Working from the data below, reproduce exactly the lines starting at the one that holds "Generate a Python" and ending at the one that holds "import matplotlib.pyplot as plt". Pictures are excluded.

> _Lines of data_

## begin

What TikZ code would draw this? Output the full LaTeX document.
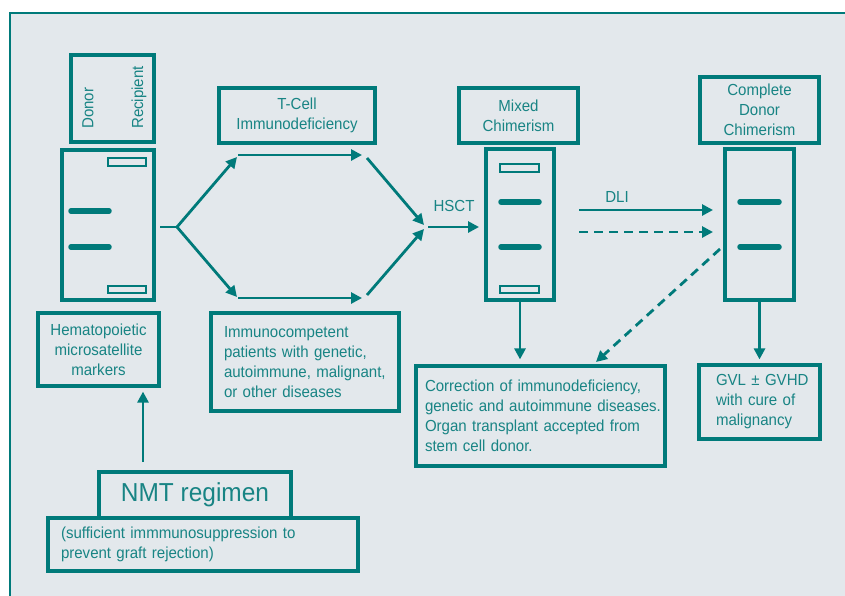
\documentclass[tikz,border=0pt]{standalone}
\usepackage{fontspec}
\setmainfont[FakeStretch=0.94]{Liberation Sans}
\usetikzlibrary{arrows.meta}
\definecolor{tealc}{RGB}{0,122,122}
\definecolor{txtc}{RGB}{24,132,132}
\definecolor{bgc}{RGB}{227,232,236}
\begin{document}
\begin{tikzpicture}[x=1pt,y=-1pt,
  box/.style={draw=tealc, line width=3.2pt, inner sep=0pt, text=txtc, align=center,
    font=\fontsize{16}{20}\selectfont},
  lbox/.style={box, align=left},
  lbl/.style={text=txtc, inner sep=0pt, font=\fontsize{16}{20}\selectfont},
  conn/.style={draw=tealc, line width=2.8pt, -{Triangle[length=11pt,width=11pt]}},
  dconn/.style={conn, dash pattern=on 9pt off 6pt},
  bar/.style={draw=tealc, line width=5.5pt, line cap=round},
  slot/.style={draw=tealc, line width=1.6pt}]
\useasboundingbox (0,0) rectangle (845,595);
\fill[white] (0,0) rectangle (845,595);
\begin{scope}
\clip (0,0) rectangle (845,595);
\draw[tealc, line width=2.2pt, fill=bgc] (10,13) rectangle (870,620);
\end{scope}

% Donor / Recipient key
\node[box, minimum width=83pt, minimum height=87pt] (key) at (112.5,98.5) {};
\node[lbl, rotate=90, anchor=west] (don) at (88,129) {Donor};
\node[lbl, rotate=90, anchor=west] (rec) at (139,129) {Recipient};

% Gel 1
\node[box, minimum width=92pt, minimum height=150pt] (g1) at (108,225) {};
\draw[slot] (108,158) rectangle (146,166);
\draw[slot] (108,286) rectangle (146,293);
\draw[bar] (71,211) -- (109,211);
\draw[bar] (71,247) -- (109,247);

% Title boxes
\node[box, minimum width=156pt, minimum height=55pt] (tcell) at (297,115.5) {T-Cell\\Immunodeficiency};
\node[box, minimum width=119pt, minimum height=55pt] (mixed) at (518.5,115.5) {Mixed\\Chimerism};
\node[box, minimum width=119pt, minimum height=66pt] (compl) at (759.5,110) {Complete\\Donor\\Chimerism};

% Gel 2
\node[box, minimum width=68pt, minimum height=151pt] (g2) at (520,224.5) {};
\draw[slot] (500,164) rectangle (539,172);
\draw[slot] (500,286) rectangle (539,293);
\draw[bar] (501,202) -- (539,202);
\draw[bar] (501,247) -- (539,247);

% Gel 3
\node[box, minimum width=69pt, minimum height=151pt] (g3) at (759.5,224.5) {};
\draw[bar] (740,202) -- (779,202);
\draw[bar] (740,247) -- (779,247);

% Lower boxes
\node[box, minimum width=121pt, minimum height=73pt] (hema) at (98.5,349.5) {Hematopoietic\\microsatellite\\markers};
\node[lbox, minimum width=188pt, minimum height=98pt, text width=162pt, inner xsep=13pt] (immc) at (305,362)
  {\mbox{Immunocompetent}\\\mbox{patients with genetic,}\\\mbox{autoimmune, malignant,}\\\mbox{or other diseases}};
\node[lbox, minimum width=249pt, minimum height=100pt, text width=231pt, inner xsep=9pt] (corr) at (540.5,416)
  {\mbox{Correction of immunodeficiency,}\\\mbox{genetic and autoimmune diseases.}\\\mbox{Organ transplant accepted from}\\\mbox{stem cell donor.}};
\node[lbox, minimum width=121pt, minimum height=74pt, text width=87pt, inner xsep=17pt] (gvl) at (759.5,402)
  {\mbox{GVL ± GVHD}\\\mbox{with cure of}\\\mbox{malignancy}};
\node[lbox, minimum width=310pt, minimum height=53pt, text width=284pt, inner xsep=13pt] (suff) at (203,544.5)
  {\mbox{(sufficient immmunosuppression to}\\\mbox{prevent graft rejection)}};
\node[box, minimum width=192pt, minimum height=46pt, font=\fontsize{26}{30}\selectfont] (nmt) at (195,495) {NMT regimen};

% Labels
\node[lbl] (hsct) at (454,206) {HSCT};
\node[lbl] (dli) at (617,197) {DLI};

% Coordinates for connector ends
\coordinate (j0) at (160,227);
\coordinate (j1) at (177,227);
\coordinate (tl) at (237,157);
\coordinate (bl) at (237,297);
\coordinate (th0) at (238,155);
\coordinate (th1) at (362,155);
\coordinate (bh0) at (238,298);
\coordinate (bh1) at (362,298);
\coordinate (td) at (367,158);
\coordinate (bd) at (367,295);
\coordinate (m1) at (424,225);
\coordinate (m2) at (424,229);
\coordinate (h0) at (428,227);
\coordinate (h1) at (479,227);
\coordinate (d0) at (579,210);
\coordinate (d1) at (713,210);
\coordinate (e0) at (579,232);
\coordinate (e1) at (713,232);
\coordinate (f0) at (720,249);
\coordinate (f1) at (596,362);
\coordinate (a0) at (143,462);

\draw[tealc, line width=2.8pt] (j0) -- (j1);
\draw[conn] (j1) -- (tl);
\draw[conn] (j1) -- (bl);
\draw[conn] (th0) -- (th1);
\draw[conn] (bh0) -- (bh1);
\draw[conn] (td) -- (m1);
\draw[conn] (bd) -- (m2);
\draw[conn] (h0) -- (h1);
\draw[conn] (d0) -- (d1);
\draw[dconn] (e0) -- (e1);
\draw[dconn] (f0) -- (f1);
\draw[conn, shorten >=5pt] (g2.south) -- (g2.south |- corr.north);
\draw[conn, shorten >=4pt] (g3.south) -- (g3.south |- gvl.north);
\draw[conn, shorten >=4pt] (a0) -- (a0 |- hema.south);
\end{tikzpicture}
\end{document}
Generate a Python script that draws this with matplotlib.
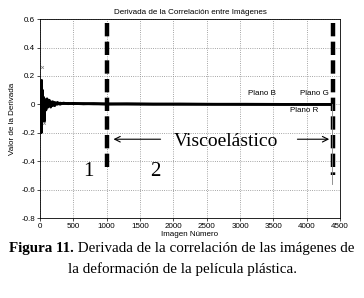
import numpy as np
import matplotlib.pyplot as plt

# image index and derivative values (three colour planes)
img_x = [0, 8, 15, 20, 25, 30, 38, 45, 55, 65, 75, 90, 105, 120, 140, 160, 190, 220,
         260, 300, 350, 420, 500, 650, 800, 1000, 1300, 1700, 2100, 2600, 3100, 3600, 4000, 4390]
plano_r = [0, -0.03, 0.06, -0.2, 0.17, -0.08, 0.1, -0.04, 0.05, -0.06, 0.03, -0.04, 0.04,
           -0.02, 0.03, -0.02, 0.02, -0.01, 0.015, 0.0, 0.01, 0.005, 0.008, 0.004, 0.006,
           0.002, 0.004, 0.002, 0.003, 0.001, 0.002, 0.001, 0.0, 0.0]
plano_g = [0, 0.02, -0.05, 0.12, -0.15, 0.06, -0.07, 0.04, -0.05, 0.04, -0.03, 0.03, -0.02,
           0.03, -0.01, 0.02, -0.01, 0.015, 0.0, 0.01, 0.005, 0.008, 0.004, 0.006, 0.003,
           0.004, 0.002, 0.003, 0.001, 0.002, 0.001, 0.0, 0.0, 0.0]
plano_b = [0, -0.01, 0.03, -0.1, 0.1, -0.05, 0.05, -0.06, 0.02, -0.12, 0.02, -0.02, 0.03,
           -0.01, 0.02, -0.015, 0.01, 0.0, 0.01, 0.005, 0.008, 0.004, 0.006, 0.003, 0.004,
           0.002, 0.003, 0.001, 0.002, 0.001, 0.0, 0.0, 0.0, 0.0]
outliers_x = [35, 60]
outliers_y = [0.26, -0.13]

stage_lines = [1000, 4400]
x_ticks = [0, 500, 1000, 1500, 2000, 2500, 3000, 3500, 4000, 4500]
y_ticks = [-0.8, -0.6, -0.4, -0.2, 0, 0.2, 0.4, 0.6]

fig = plt.figure(figsize=(3.64, 2.98), dpi=100)
ax = fig.add_axes([0.11, 0.268, 0.824, 0.668])

for s in (plano_r, plano_g, plano_b):
    ax.plot(img_x, s, color='black', lw=1.8)
ax.plot(outliers_x, outliers_y, 'x', color='gray', ms=2, mew=0.5)

ax.plot([stage_lines[0]] * 2, [0.57, -0.47], color='black', lw=3.2, ls=(0, (3, 1.2)))
ax.plot([stage_lines[1]] * 2, [0.57, -0.5], color='black', lw=3.2, ls=(0, (3, 1.2)))
ax.plot([4375, 4375], [0.0, -0.56], color='gray', lw=0.6)

ax.text(3120, 0.08, 'Plano B', fontsize=5.8, family='Liberation Sans', va='center')
ax.text(3900, 0.08, 'Plano G', fontsize=5.8, family='Liberation Sans', va='center')
ax.text(3750, -0.04, 'Plano R', fontsize=5.8, family='Liberation Sans', va='center')

serif = 'Liberation Serif'
ax.text(2790, -0.26, 'Viscoelástico', fontsize=14, family=serif, ha='center', va='center')
ax.annotate('', xy=(1060, -0.245), xytext=(1850, -0.245),
            arrowprops=dict(arrowstyle='->', lw=0.8, color='black'))
ax.annotate('', xy=(4380, -0.245), xytext=(3820, -0.245),
            arrowprops=dict(arrowstyle='->', lw=0.8, color='black'))
ax.text(720, -0.47, '1', fontsize=15, family=serif, ha='center', va='center')
ax.text(1725, -0.47, '2', fontsize=15, family=serif, ha='center', va='center')

ax.set_xlim(0, 4500)
ax.set_ylim(-0.8, 0.6)
ax.set_xticks(x_ticks)
ax.set_yticks(y_ticks)
ax.set_yticklabels(['-0.8', '-0.6', '-0.4', '-0.2', '0', '0.2', '0.4', '0.6'])
ax.tick_params(labelsize=5.8, length=2, width=0.5, pad=1.5)
for lab in ax.get_xticklabels() + ax.get_yticklabels():
    lab.set_family('Liberation Sans')
ax.grid(True, ls=':', color='#888888', lw=0.6)
for sp in ax.spines.values():
    sp.set_linewidth(0.6)
ax.set_title('Derivada de la Correlación entre Imágenes', fontsize=5.8,
             family='Liberation Sans', pad=4)
ax.set_ylabel('Valor de la Derivada', fontsize=5.8, family='Liberation Sans', labelpad=4)
ax.set_xlabel('Imagen Número', fontsize=5.8, family='Liberation Sans', labelpad=1)

# caption: bold prefix + regular text, centred as one line
fig.canvas.draw()
r = fig.canvas.get_renderer()
bold = fig.text(0, 0.165, 'Figura 11.', fontsize=10.8, family=serif, weight='bold', va='center')
rest = fig.text(0, 0.165, ' Derivada de la correlación de las imágenes de', fontsize=10.8,
                family=serif, va='center')
wb = bold.get_window_extent(r).width / fig.bbox.width
wr = rest.get_window_extent(r).width / fig.bbox.width
x0 = 0.5 - (wb + wr) / 2
bold.set_x(x0)
rest.set_x(x0 + wb)
fig.text(0.5, 0.098, 'la deformación de la película plástica.', fontsize=10.8,
         family=serif, ha='center', va='center')

fig.savefig('out.png', dpi=100, facecolor='white')
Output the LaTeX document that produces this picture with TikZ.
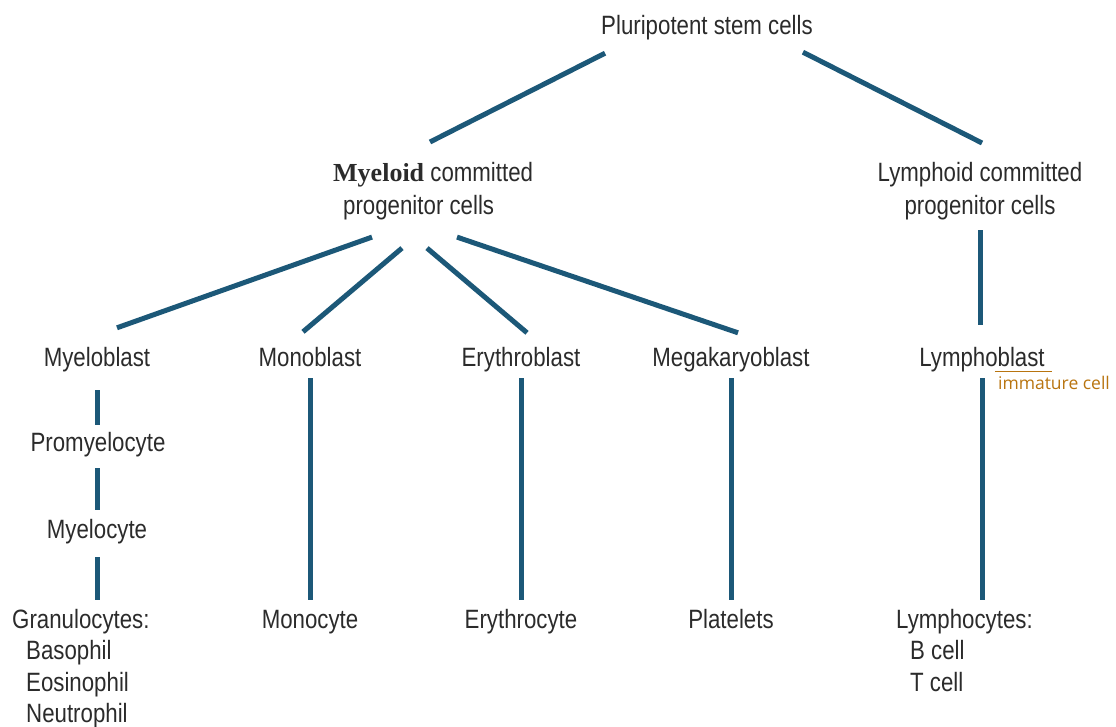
\documentclass[tikz,border=0pt]{standalone}
\usepackage{fontspec}
\newfontfamily\cellfont[FakeStretch=0.84]{Liberation Sans}
\newfontfamily\serifbold{Liberation Serif}
\newfontfamily\notefont{Open Sans}
\usepackage{tikz}
\usetikzlibrary{calc}
\definecolor{linkblue}{HTML}{1C5878}
\definecolor{labelgray}{HTML}{2B2B2B}
\definecolor{notebrown}{HTML}{B8740F}

\begin{document}
\begin{tikzpicture}[x=1pt, y=-1pt,
  cell/.style={font=\cellfont\fontsize{26.5}{31.5}\selectfont, text=labelgray, inner sep=0pt},
  onecell/.style={cell, text height=19pt, text depth=6pt, anchor=base},
  twoline/.style={cell, font=\cellfont\fontsize{26.5}{33}\selectfont},
  link/.style={draw=linkblue, line width=5pt},
  note/.style={draw=notebrown, line width=1.2pt}]
\useasboundingbox (0,0) rectangle (1116,727);

% stem and committed progenitors
\node[onecell] (pluri) at (707,35) {Pluripotent stem cells};
\node[twoline, align=left, anchor=north west] (myeloid) at (333,162)
  {{\serifbold\bfseries\fontsize{26}{33}\selectfont Myeloid} committed\\\hspace*{10pt}progenitor cells};
\node[twoline, align=center, anchor=north] (lymphoid) at (980,162)
  {Lymphoid committed\\progenitor cells};

% blasts
\foreach \name/\x/\txt in {myeloblast/97/Myeloblast,monoblast/310/Monoblast,erythroblast/521/Erythroblast,megakaryoblast/731/Megakaryoblast,lymphoblast/982/Lymphoblast} {
  \node[onecell] (\name) at (\x,366) {\txt};
}
\node[onecell] (promyelocyte) at (98,451) {Promyelocyte};
\node[onecell] (myelocyte) at (97,538) {Myelocyte};

% mature cells
\node[cell, align=left, anchor=north west] (granulocytes) at (12,609)
  {Granulocytes:\\\hspace*{14pt}Basophil\\\hspace*{14pt}Eosinophil\\\hspace*{14pt}Neutrophil};
\foreach \name/\x/\txt in {monocyte/310/Monocyte,erythrocyte/521/Erythrocyte,platelets/731/Platelets} {
  \node[onecell] (\name) at (\x,628) {\txt};
}
\node[cell, align=left, anchor=north west] (lymphocytes) at (896,609)
  {Lymphocytes:\\\hspace*{14pt}B cell\\\hspace*{14pt}T cell};

% branches
\draw[link] ($(pluri.south west)+(4,12)$) -- ($(myeloid.north west)+(97,-20)$);
\draw[link] ($(pluri.south east)+(-10,11)$) -- ($(lymphoid.north)+(2,-19)$);
\draw[link] ($(myeloid.south west)+(39,17)$) -- ($(myeloblast.north)+(20,-19)$);
\draw[link] ($(myeloid.south west)+(69,28)$) -- ($(monoblast.north)+(-7,-15)$);
\draw[link] ($(myeloid.south west)+(94,28)$) -- ($(erythroblast.north)+(6,-14)$);
\draw[link] ($(myeloid.south west)+(124,17)$) -- ($(megakaryoblast.north)+(7,-14)$);
\draw[link, shorten <=10pt, shorten >=22pt] (lymphoid.south) -- (lymphoid.south |- lymphoblast.north);

% maturation lines
\draw[link, shorten <=18pt, shorten >=7pt] (myeloblast.south) -- (myeloblast.south |- promyelocyte.north);
\draw[link, shorten <=11pt, shorten >=9pt] (myeloblast.south |- promyelocyte.south) -- (myeloblast.south |- myelocyte.north);
\draw[link, shorten <=13pt, shorten >=9pt] (myelocyte.south) -- (myelocyte.south |- granulocytes.north);
\foreach \a/\b in {monoblast/monocyte,erythroblast/erythrocyte,megakaryoblast/platelets} {
  \draw[link, shorten <=6pt, shorten >=9pt] (\a.south) -- (\b.north);
}
\draw[link, shorten <=6pt, shorten >=9pt] (lymphoblast.south) -- (lymphoblast.south |- lymphocytes.north);

% handwritten note
\draw[note] ($(lymphoblast.south east)+(-50,-1)$) -- ++(57,0);
\node[anchor=base west, inner sep=0pt, text=notebrown, font=\notefont\fontsize{17.5}{18}\selectfont] (immature)
  at ($(lymphoblast.south east)+(-47,17)$) {immature cell};
\end{tikzpicture}
\end{document}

## end

> _REPLY_
Generate a Python script that draws this with matplotlib.
import numpy as np
import matplotlib.pyplot as plt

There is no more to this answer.